> _Exercise objective_: Among the lines below, keep only those from the one containing "Give me the matplotlib source for this chart." through the one containing "import matplotlib.pyplot as plt", and reproduce them exactly.

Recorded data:
· · · ·

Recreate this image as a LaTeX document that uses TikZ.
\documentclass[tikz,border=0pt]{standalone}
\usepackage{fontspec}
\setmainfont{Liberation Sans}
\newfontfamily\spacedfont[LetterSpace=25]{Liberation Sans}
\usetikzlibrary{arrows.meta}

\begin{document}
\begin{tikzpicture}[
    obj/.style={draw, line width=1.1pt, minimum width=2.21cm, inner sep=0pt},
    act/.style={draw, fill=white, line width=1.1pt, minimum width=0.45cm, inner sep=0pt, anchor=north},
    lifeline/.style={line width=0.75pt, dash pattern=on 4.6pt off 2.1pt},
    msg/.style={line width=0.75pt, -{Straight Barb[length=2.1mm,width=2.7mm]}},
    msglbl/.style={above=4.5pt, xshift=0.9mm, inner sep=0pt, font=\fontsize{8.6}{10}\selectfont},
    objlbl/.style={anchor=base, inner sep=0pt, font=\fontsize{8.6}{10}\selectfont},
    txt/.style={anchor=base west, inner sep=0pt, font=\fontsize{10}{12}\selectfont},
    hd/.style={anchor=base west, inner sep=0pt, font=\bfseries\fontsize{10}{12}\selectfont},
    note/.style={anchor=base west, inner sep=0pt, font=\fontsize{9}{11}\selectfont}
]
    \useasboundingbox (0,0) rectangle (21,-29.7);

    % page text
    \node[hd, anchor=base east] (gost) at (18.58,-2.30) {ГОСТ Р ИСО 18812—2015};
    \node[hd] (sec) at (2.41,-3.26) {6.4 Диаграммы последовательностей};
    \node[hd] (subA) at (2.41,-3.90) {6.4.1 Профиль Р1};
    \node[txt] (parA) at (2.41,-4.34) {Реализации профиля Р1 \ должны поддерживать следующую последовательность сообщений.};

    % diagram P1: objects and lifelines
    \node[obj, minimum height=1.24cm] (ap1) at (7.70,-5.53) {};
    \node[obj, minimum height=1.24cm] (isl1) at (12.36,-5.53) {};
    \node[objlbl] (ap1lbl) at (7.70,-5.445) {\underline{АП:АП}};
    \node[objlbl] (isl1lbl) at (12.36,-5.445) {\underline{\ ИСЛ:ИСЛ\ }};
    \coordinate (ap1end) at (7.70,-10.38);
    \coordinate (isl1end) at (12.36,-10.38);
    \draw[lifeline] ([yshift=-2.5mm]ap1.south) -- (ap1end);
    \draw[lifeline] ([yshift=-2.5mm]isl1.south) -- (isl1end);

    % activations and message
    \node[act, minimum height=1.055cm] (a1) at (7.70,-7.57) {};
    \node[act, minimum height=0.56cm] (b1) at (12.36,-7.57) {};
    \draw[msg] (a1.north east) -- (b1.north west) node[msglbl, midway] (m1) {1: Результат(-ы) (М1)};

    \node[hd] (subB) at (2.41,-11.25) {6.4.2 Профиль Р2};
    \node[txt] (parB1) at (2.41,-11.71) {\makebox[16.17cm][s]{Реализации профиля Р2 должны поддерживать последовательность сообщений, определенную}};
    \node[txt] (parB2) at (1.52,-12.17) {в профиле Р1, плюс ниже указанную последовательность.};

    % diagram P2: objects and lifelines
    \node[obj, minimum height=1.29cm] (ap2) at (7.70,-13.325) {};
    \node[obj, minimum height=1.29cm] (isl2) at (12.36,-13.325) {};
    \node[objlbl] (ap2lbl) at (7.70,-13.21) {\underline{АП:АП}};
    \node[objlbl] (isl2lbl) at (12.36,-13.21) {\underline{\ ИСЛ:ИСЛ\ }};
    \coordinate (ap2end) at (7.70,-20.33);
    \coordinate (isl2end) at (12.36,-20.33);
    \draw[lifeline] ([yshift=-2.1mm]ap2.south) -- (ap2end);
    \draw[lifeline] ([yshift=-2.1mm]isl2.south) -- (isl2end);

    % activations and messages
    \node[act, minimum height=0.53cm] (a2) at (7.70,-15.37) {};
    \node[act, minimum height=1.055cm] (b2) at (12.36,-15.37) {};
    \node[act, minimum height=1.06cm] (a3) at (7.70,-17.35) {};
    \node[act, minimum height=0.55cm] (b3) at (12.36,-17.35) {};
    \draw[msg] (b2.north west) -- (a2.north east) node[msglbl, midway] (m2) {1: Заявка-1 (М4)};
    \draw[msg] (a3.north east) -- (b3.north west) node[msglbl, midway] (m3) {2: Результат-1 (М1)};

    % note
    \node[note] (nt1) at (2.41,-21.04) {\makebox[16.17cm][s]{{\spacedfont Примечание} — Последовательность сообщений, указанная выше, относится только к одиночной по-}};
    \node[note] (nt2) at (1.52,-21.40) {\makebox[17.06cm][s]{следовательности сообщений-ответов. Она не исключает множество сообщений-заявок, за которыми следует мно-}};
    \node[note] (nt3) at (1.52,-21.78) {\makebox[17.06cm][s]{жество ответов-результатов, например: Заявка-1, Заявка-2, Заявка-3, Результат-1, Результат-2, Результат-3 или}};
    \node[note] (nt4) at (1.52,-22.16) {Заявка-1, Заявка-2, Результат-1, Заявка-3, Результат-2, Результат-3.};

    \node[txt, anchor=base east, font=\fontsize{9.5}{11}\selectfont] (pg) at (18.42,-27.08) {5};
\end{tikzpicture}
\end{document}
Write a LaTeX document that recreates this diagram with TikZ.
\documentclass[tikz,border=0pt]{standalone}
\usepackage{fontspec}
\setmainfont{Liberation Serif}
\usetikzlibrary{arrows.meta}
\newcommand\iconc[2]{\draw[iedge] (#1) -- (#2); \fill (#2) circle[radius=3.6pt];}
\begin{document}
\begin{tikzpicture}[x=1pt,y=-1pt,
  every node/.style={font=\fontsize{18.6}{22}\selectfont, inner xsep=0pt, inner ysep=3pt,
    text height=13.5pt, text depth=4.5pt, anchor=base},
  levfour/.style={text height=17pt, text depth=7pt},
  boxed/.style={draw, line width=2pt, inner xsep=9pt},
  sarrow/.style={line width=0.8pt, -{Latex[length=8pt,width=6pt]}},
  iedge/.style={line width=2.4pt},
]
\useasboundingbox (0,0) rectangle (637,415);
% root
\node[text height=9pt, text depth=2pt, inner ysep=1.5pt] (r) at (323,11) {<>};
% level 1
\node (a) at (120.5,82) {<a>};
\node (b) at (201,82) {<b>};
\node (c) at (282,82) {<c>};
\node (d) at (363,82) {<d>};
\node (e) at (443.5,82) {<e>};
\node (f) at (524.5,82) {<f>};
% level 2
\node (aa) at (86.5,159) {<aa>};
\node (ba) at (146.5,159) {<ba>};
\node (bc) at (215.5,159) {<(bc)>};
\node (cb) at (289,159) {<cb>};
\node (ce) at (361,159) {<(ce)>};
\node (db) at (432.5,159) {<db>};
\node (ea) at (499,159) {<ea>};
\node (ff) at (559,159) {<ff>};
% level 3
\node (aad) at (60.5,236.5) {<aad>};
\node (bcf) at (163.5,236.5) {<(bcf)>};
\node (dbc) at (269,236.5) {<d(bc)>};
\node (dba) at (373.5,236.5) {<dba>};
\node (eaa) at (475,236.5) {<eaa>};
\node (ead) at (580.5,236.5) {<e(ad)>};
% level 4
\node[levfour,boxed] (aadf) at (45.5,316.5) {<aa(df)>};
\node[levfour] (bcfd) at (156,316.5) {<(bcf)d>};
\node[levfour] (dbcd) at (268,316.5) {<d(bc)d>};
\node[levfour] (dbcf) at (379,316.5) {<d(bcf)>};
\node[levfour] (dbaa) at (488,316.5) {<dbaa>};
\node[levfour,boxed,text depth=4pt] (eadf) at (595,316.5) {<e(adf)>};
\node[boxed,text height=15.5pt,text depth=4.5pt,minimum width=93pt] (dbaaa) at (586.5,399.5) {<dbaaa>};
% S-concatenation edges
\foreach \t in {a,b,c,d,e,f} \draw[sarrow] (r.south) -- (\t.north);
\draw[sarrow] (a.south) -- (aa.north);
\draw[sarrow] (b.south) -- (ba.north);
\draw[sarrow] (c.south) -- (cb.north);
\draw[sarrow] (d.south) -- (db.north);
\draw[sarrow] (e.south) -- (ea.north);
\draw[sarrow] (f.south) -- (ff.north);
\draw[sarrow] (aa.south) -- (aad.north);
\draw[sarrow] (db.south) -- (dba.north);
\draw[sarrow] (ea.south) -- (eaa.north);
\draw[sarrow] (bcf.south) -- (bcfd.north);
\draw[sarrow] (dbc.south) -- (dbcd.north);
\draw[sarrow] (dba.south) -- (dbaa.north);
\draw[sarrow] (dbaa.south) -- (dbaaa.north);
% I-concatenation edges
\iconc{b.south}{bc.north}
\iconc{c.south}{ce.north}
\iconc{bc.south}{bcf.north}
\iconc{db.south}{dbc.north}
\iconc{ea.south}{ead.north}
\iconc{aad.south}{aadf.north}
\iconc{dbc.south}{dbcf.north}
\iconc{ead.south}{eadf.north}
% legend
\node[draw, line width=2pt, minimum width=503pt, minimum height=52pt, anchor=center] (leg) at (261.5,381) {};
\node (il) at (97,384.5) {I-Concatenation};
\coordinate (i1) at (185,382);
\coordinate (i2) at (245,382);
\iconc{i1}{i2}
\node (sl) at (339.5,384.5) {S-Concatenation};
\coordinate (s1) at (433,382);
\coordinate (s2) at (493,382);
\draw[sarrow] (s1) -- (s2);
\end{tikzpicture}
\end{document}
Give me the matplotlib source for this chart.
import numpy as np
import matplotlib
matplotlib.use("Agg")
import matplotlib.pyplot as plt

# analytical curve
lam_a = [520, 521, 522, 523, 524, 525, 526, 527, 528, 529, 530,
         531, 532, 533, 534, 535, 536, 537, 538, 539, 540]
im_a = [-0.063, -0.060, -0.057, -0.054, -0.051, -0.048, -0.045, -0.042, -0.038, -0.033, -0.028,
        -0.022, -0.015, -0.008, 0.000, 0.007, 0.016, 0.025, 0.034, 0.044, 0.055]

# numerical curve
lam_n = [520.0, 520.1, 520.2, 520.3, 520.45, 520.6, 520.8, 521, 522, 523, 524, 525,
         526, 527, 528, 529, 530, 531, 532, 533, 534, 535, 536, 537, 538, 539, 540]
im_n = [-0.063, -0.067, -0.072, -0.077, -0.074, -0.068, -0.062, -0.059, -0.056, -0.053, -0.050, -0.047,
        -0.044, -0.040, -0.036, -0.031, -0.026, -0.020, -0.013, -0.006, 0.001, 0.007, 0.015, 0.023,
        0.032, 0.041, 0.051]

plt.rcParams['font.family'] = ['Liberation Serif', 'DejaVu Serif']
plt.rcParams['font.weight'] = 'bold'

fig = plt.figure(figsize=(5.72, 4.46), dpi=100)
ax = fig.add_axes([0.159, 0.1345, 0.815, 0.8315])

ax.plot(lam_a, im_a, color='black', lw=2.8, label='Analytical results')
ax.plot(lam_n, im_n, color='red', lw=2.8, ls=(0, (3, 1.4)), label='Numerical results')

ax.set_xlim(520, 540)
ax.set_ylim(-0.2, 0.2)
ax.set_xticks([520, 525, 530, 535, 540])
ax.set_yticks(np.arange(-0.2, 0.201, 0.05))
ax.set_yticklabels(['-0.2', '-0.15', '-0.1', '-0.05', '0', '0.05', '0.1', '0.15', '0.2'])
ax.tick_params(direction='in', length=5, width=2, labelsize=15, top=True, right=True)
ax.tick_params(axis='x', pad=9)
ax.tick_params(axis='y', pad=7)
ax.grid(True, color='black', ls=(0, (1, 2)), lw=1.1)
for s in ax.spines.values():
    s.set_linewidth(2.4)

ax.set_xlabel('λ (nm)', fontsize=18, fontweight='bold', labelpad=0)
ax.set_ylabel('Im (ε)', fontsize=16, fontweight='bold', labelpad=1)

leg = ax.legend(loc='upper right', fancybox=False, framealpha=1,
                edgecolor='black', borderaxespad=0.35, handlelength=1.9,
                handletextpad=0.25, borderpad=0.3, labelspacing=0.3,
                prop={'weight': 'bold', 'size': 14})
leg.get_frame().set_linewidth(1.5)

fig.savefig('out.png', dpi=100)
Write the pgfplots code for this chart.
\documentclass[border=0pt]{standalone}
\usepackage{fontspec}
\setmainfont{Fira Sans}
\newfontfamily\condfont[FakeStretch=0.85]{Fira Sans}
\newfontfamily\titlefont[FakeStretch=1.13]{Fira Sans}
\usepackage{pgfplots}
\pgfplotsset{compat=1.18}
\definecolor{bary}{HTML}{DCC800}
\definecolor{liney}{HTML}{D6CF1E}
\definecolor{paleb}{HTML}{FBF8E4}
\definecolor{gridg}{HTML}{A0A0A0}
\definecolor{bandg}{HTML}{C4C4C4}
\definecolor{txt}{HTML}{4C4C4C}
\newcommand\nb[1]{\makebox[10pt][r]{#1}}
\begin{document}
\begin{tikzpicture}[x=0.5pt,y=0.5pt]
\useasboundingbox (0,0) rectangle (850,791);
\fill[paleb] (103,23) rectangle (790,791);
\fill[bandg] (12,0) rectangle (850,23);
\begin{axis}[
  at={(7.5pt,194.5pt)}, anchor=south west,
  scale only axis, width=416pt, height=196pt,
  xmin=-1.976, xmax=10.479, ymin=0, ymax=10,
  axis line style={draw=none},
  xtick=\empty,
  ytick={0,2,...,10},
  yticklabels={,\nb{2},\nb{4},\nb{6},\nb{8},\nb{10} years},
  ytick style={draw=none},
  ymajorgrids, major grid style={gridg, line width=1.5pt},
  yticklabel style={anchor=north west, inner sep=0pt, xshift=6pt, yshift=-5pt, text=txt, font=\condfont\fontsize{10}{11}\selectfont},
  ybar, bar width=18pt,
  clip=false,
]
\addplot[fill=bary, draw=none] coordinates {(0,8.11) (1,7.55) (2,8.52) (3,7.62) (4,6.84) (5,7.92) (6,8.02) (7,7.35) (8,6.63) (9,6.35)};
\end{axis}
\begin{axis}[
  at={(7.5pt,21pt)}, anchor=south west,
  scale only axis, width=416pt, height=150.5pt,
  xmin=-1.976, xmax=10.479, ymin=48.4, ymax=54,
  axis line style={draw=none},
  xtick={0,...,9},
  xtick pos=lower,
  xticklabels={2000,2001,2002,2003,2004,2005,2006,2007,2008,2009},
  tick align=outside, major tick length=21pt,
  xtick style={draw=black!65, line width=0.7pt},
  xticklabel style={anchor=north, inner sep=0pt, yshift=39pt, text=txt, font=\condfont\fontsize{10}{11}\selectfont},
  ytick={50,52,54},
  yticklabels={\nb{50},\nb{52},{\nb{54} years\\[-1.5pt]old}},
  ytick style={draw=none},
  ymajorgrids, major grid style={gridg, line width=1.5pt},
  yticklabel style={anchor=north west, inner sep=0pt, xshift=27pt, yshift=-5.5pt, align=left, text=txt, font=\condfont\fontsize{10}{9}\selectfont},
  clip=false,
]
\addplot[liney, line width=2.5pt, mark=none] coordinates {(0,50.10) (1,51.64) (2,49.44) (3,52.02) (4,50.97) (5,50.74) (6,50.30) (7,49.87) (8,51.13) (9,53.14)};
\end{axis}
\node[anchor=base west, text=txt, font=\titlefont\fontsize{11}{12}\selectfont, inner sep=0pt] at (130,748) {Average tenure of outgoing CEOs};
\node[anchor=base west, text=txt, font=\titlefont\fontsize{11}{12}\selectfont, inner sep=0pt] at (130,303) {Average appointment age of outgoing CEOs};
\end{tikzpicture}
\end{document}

· · · ·

> _Exercise output_:
Give me the matplotlib source for this chart.
import numpy as np
import matplotlib
matplotlib.use("Agg")
import matplotlib.pyplot as plt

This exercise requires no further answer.